Tail-Recursive Foldr

Question

I'd like to write a tail-recursive foldr in f#, to take advantage of the tail-recursion optimization and learn more about functional programming.

I've written a tail-recursive foldl, and a foldr that isn't tail-recursive. I thought I could get a tail-recursive foldr by reversing the list fed to the function, then calling my tail recursive foldl on it, but this doesn't work because of the different order the function is supposed to be applied to.

let rec tail_recurse_foldl(list: List<'a>, func:('b -> 'a -> 'b), acc: 'b) =
    match list with 
    | [] -> acc
    | [x] -> func acc x
    | x :: xs -> tail_recurse_foldl(xs, func, func acc x)

and non tail-recursive foldr

let rec foldr(list: List<'a>, func:('a -> 'b -> 'b), acc: 'b) =
    match list with
    | [] -> acc
    | [x] -> func x acc
    | x::xs -> func x (foldr(xs, func, acc))

Answer 1

There are two ways of doing this. An easier one is just to reverse the list (which is a tail-recursive operation) and then run fold from the left. A more sophisticated one is to use continuation-passing style.

In the continuation-based version, you add an extra argument, continuation which is a function that should be called once the processing of the list finishes (so that you can put the func call inside this continuation, rather than having it on the stack).

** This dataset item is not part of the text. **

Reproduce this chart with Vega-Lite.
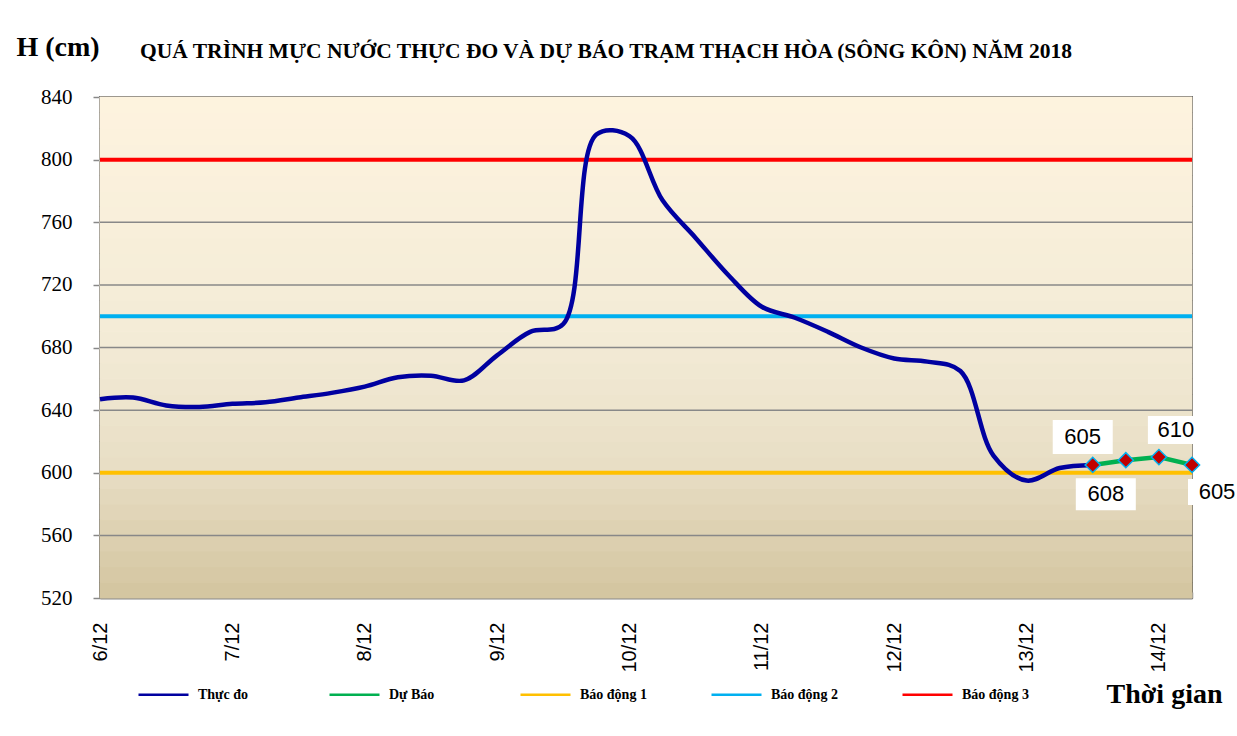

let rec foldr(list: List<'a>, func:('a -> 'b -> 'b), acc: 'b, cont:'b -> 'b) =
    match list with
    | [] -> cont acc
    | x::xs -> foldr(xs, func, acc, fun r -> cont (func x r))

When we get an empty list, we just call the continuation with the initial state acc. When you have non-empty list, we call foldr (tail-)recursively and give it a continuation that will run func on the result and then report the final aggregated value using its own cont call.